John Glossop

Personal information
- Full name: John Glossop
- Born: Sydney, New South Wales, Australia

Playing information
- Position: Lock
Club
| Years | Team | Pld | T | G | FG | P |
| 1975–83 | Cronulla Sharks | 23 | 4 | 0 | 0 | 12 |
- Source: As of 13 April 2019

= John Glossop (rugby league) =

Australian rugby league footballer

John Glossop is an Australian former rugby league footballer who played in the 1970s and 1980s. He played for Cronulla-Sutherland in the New South Wales Rugby League (NSWRL) competition. Glossop is the son of the late Ted Glossop who was a premiership winning coach with Canterbury-Bankstown.

==Background==
Glossop played junior rugby league for Cronulla-Caringbah.

==Playing career==
Glossop made his first grade debut for Cronulla in 1975. It would not be until the 1978 season that Glossop would establish himself within the first grade team. In 1978, Cronulla finished 2nd on the table and qualified for the finals.
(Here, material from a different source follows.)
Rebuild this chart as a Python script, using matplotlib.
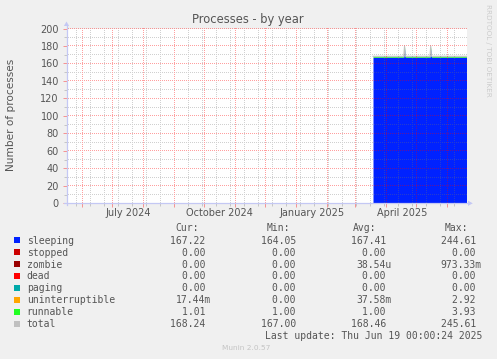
import matplotlib
matplotlib.use('Agg')
import matplotlib.pyplot as plt
import matplotlib.dates as mdates
from matplotlib.ticker import MultipleLocator, FixedLocator, NullFormatter
from matplotlib.patches import Rectangle, Polygon
from matplotlib.lines import Line2D
import numpy as np
import pandas as pd

# ---------------- data ----------------
sample_dates = ['2025-03-18 17:00', '2025-04-18 12:00', '2025-04-19 06:00', '2025-04-20 00:00',
                '2025-05-14 18:00', '2025-05-15 10:00', '2025-05-16 04:00', '2025-06-20 05:00']
sleeping = [167.2, 167.2, 177.0, 167.2, 167.2, 177.0, 167.2, 167.2]
stopped = [0, 0, 0, 0, 0, 0, 0, 0]
zombie = [0, 0, 0, 0, 0, 0, 0, 0]
dead = [0, 0, 0, 0, 0, 0, 0, 0]
paging = [0, 0, 0, 0, 0, 0, 0, 0]
uninterruptible = [0, 0, 0, 0, 0, 0, 0, 0]
runnable = [1.0, 1.0, 2.0, 1.0, 1.0, 2.0, 1.0, 1.0]
total = [168.2, 168.2, 180.0, 168.2, 168.2, 180.0, 168.2, 168.2]

series_names = ['sleeping', 'stopped', 'zombie', 'dead', 'paging',
                'uninterruptible', 'runnable', 'total']
series_colors = ['#0022ff', '#cc0000', '#990000', '#ff0000', '#00aaaa',
                 '#ffa500', '#22ff22', '#c0c0c0']
cur_vals = ['167.22 ', '0.00 ', '0.00 ', '0.00 ', '0.00 ', '17.44m', '1.01 ', '168.24 ']
min_vals = ['164.05 ', '0.00 ', '0.00 ', '0.00 ', '0.00 ', '0.00 ', '1.00 ', '167.00 ']
avg_vals = ['167.41 ', '0.00 ', '38.54u', '0.00 ', '0.00 ', '37.58m', '1.00 ', '168.46 ']
max_vals = ['244.61 ', '0.00 ', '973.33m', '0.00 ', '0.00 ', '2.92 ', '3.93 ', '245.61 ']
col_headers = ['Cur:', 'Min:', 'Avg:', 'Max:']
month_labels = ['July 2024', 'October 2024', 'January 2025', 'April 2025']
month_label_dates = ['2024-07-16 12:00', '2024-10-16 12:00', '2025-01-16 12:00', '2025-04-16 12:00']
y_ticks = [0, 20, 40, 60, 80, 100, 120, 140, 160, 180, 200]

# ---------------- layout ----------------
W, H = 497, 359
fig = plt.figure(figsize=(W / 100, H / 100), dpi=100, facecolor='#f0f0f0')


def fx(px):
    return px / W


def fy(py):
    return 1 - py / H


L, R, T, B = 66.5, 466.5, 28.5, 203.3
ax = fig.add_axes([fx(L), fy(B), (R - L) / W, (B - T) / H])
ax.set_facecolor('white')

x_start = pd.Timestamp('2024-05-16 05:00')
x_end = x_start + pd.Timedelta(days=400)
ax.set_xlim(x_start, x_end)
ax.set_ylim(0, 200)

dates = pd.to_datetime(sample_dates)
s = np.array(sleeping)
base = s.copy()
ax.fill_between(dates, 0, s, color='#0022ff', lw=0, zorder=1)
for vals, col in [(stopped, '#cc0000'), (zombie, '#990000'), (dead, '#ff0000'),
                  (paging, '#00aaaa'), (uninterruptible, '#ffa500'), (runnable, '#22ff22')]:
    v = np.array(vals, dtype=float)
    if v.max() > 0:
        ax.fill_between(dates, base, base + v, color=col, lw=0, zorder=1)
    base = base + v
ax.plot(dates, total, color='#c0c0c0', lw=0.8, zorder=1.5)

# ticks (positions) ---------------------------------------------------------
maj_col = (1.0, 0.0, 0.0, 0.38)
min_col = (0.45, 0.45, 0.45, 0.33)
ax.yaxis.set_major_locator(FixedLocator(y_ticks))
ax.yaxis.set_minor_locator(MultipleLocator(10))
ax.xaxis.set_major_locator(mdates.MonthLocator())
minor_dates = pd.date_range('2024-05-26', x_end, freq='14D')
ax.xaxis.set_minor_locator(FixedLocator(mdates.date2num(minor_dates)))
ax.xaxis.set_major_formatter(NullFormatter())
ax.xaxis.set_minor_formatter(NullFormatter())
ax.tick_params(axis='both', which='major', length=3, width=0.72, color=maj_col, direction='out')
ax.tick_params(axis='both', which='minor', length=2, width=0.72, color=min_col, direction='out')
ax.tick_params(axis='y', which='major', labelsize=7, labelcolor='#555555', pad=2.5)
for sp in ax.spines.values():
    sp.set_visible(False)

# dotted grid as a pixel-exact overlay image -------------------------------
x0n, x1n = mdates.date2num(x_start), mdates.date2num(x_end)
pl, pb = ax.transData.transform((x0n, 0))
pr, pt = ax.transData.transform((x1n, 200))
c0, c1 = int(np.ceil(pl)), int(np.floor(pr))
r0, r1 = int(np.ceil(pb)), int(np.floor(pt))
grid_img = np.zeros((H, W, 4))


def paint(xvals, yvals, col):
    for v in yvals:
        r = int(np.floor(ax.transData.transform((x0n, v))[1]))
        for c in range(c0, c1 + 1):
            if c % 2 == 0:
                grid_img[r, c] = col
    for v in xvals:
        c = int(np.floor(ax.transData.transform((v, 0))[0]))
        for r in range(r0, r1 + 1):
            if r % 2 == 0:
                grid_img[r, c] = col


maj_x = [mdates.date2num(d) for d in pd.date_range('2024-06-01', x_end, freq='MS')]
min_x = list(mdates.date2num(minor_dates))
min_y = [v for v in range(10, 200, 10) if v % 20]
paint(min_x, min_y, min_col)
paint(maj_x, [v for v in y_ticks if v > 0], maj_col)
fig.figimage(grid_img, xo=0, yo=0, origin='lower', zorder=3)

for d, lab in zip(month_label_dates, month_labels):
    ax.text(pd.Timestamp(d), -9.2 / (B - T), lab, transform=ax.get_xaxis_transform(),
            ha='center', va='center', fontsize=7, color='#555555')

# axis lines with arrows
axcol = '#c4c8f4'
fig.add_artist(Line2D([fx(L), fx(L)], [fy(B + 2), fy(25)], transform=fig.transFigure,
                      color=axcol, lw=0.9, zorder=4))
fig.add_artist(Line2D([fx(L - 3), fx(469)], [fy(B), fy(B)], transform=fig.transFigure,
                      color=axcol, lw=0.9, zorder=4))
fig.add_artist(Polygon([[fx(L - 2.6), fy(26)], [fx(L + 2.6), fy(26)], [fx(L), fy(21.5)]],
                       closed=True, transform=fig.transFigure, color=axcol, lw=0))
fig.add_artist(Polygon([[fx(468), fy(B - 2.6)], [fx(468), fy(B + 2.6)], [fx(472.8), fy(B)]],
                       closed=True, transform=fig.transFigure, color=axcol, lw=0))

# titles
fig.text(fx(248), fy(19.5), 'Processes - by year', ha='center', va='center',
         fontsize=8.3, color='#555555')
fig.text(fx(11), fy(115), 'Number of processes', rotation=90, ha='center', va='center',
         fontsize=7.6, color='#555555')
fig.text(fx(487.7), fy(4.5), 'RRDTOOL / TOBI OETIKER', rotation=270, ha='center', va='top',
         fontsize=5.2, color='#cccccc')

# legend
mono = dict(family='DejaVu Sans Mono', fontsize=7, color='#555555', va='baseline')
cw = 5.85
num_right = [205.7 + cw, 296 + cw, 386 + cw, 476 + cw]
hdr_right = [199, 290, 376.7, 468.3]
hdr_y = 227
for h, xr in zip(col_headers, hdr_right):
    fig.text(fx(xr), fy(hdr_y + 3.6), h, ha='right', **mono)

row_y0, row_dy = 240, 11.96
for i, (name, col) in enumerate(zip(series_names, series_colors)):
    yc = row_y0 + i * row_dy
    fig.add_artist(Rectangle((fx(14), fy(yc + 3)), 6 / W, 6 / H, transform=fig.transFigure,
                             color=col, lw=0))
    fig.text(fx(26.7), fy(yc + 3.6), name, ha='left', **mono)
    for vals, xr in zip([cur_vals, min_vals, avg_vals, max_vals], num_right):
        fig.text(fx(xr), fy(yc + 3.6), vals[i], ha='right', **mono)

fig.text(fx(482.5), fy(335.7 + 3.6), 'Last update: Thu Jun 19 00:00:24 2025', ha='right', **mono)
fig.text(fx(246), fy(347.7), 'Munin 2.0.57', ha='center', va='center', fontsize=5.3,
         color='#c4c4c4')

fig.savefig('out.png', dpi=100, facecolor=fig.get_facecolor())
Cronulla defeated Manly in the opening week of the finals series 17–12. Cronulla then defeated minor premiers Western Suburbs to reach their second grand final against Manly.

In the Grand Final, Glossop played at lock as Cronulla went to a 9–4 lead in the second half before Manly came back to hit the front 11–9. A Steve Rogers penalty squared it at 11-all but he then missed a desperate late field-goal attempt and at full-time the scores remained locked. Just 3 days later, Cronulla and Manly were required to contest a grand final replay to declare a winner. Both Manly and Cronulla went into the replay with tired players including Glossop but it was Manly who prevailed in the replay 16-0 winning their fourth premiership in front of a low crowd of 33,552.

In the following seasons, Cronulla missed out on the finals as they failed to build momentum after their grand final appearance. Glossop retired at the end of the 1983 season amid severe financial pressure at the club.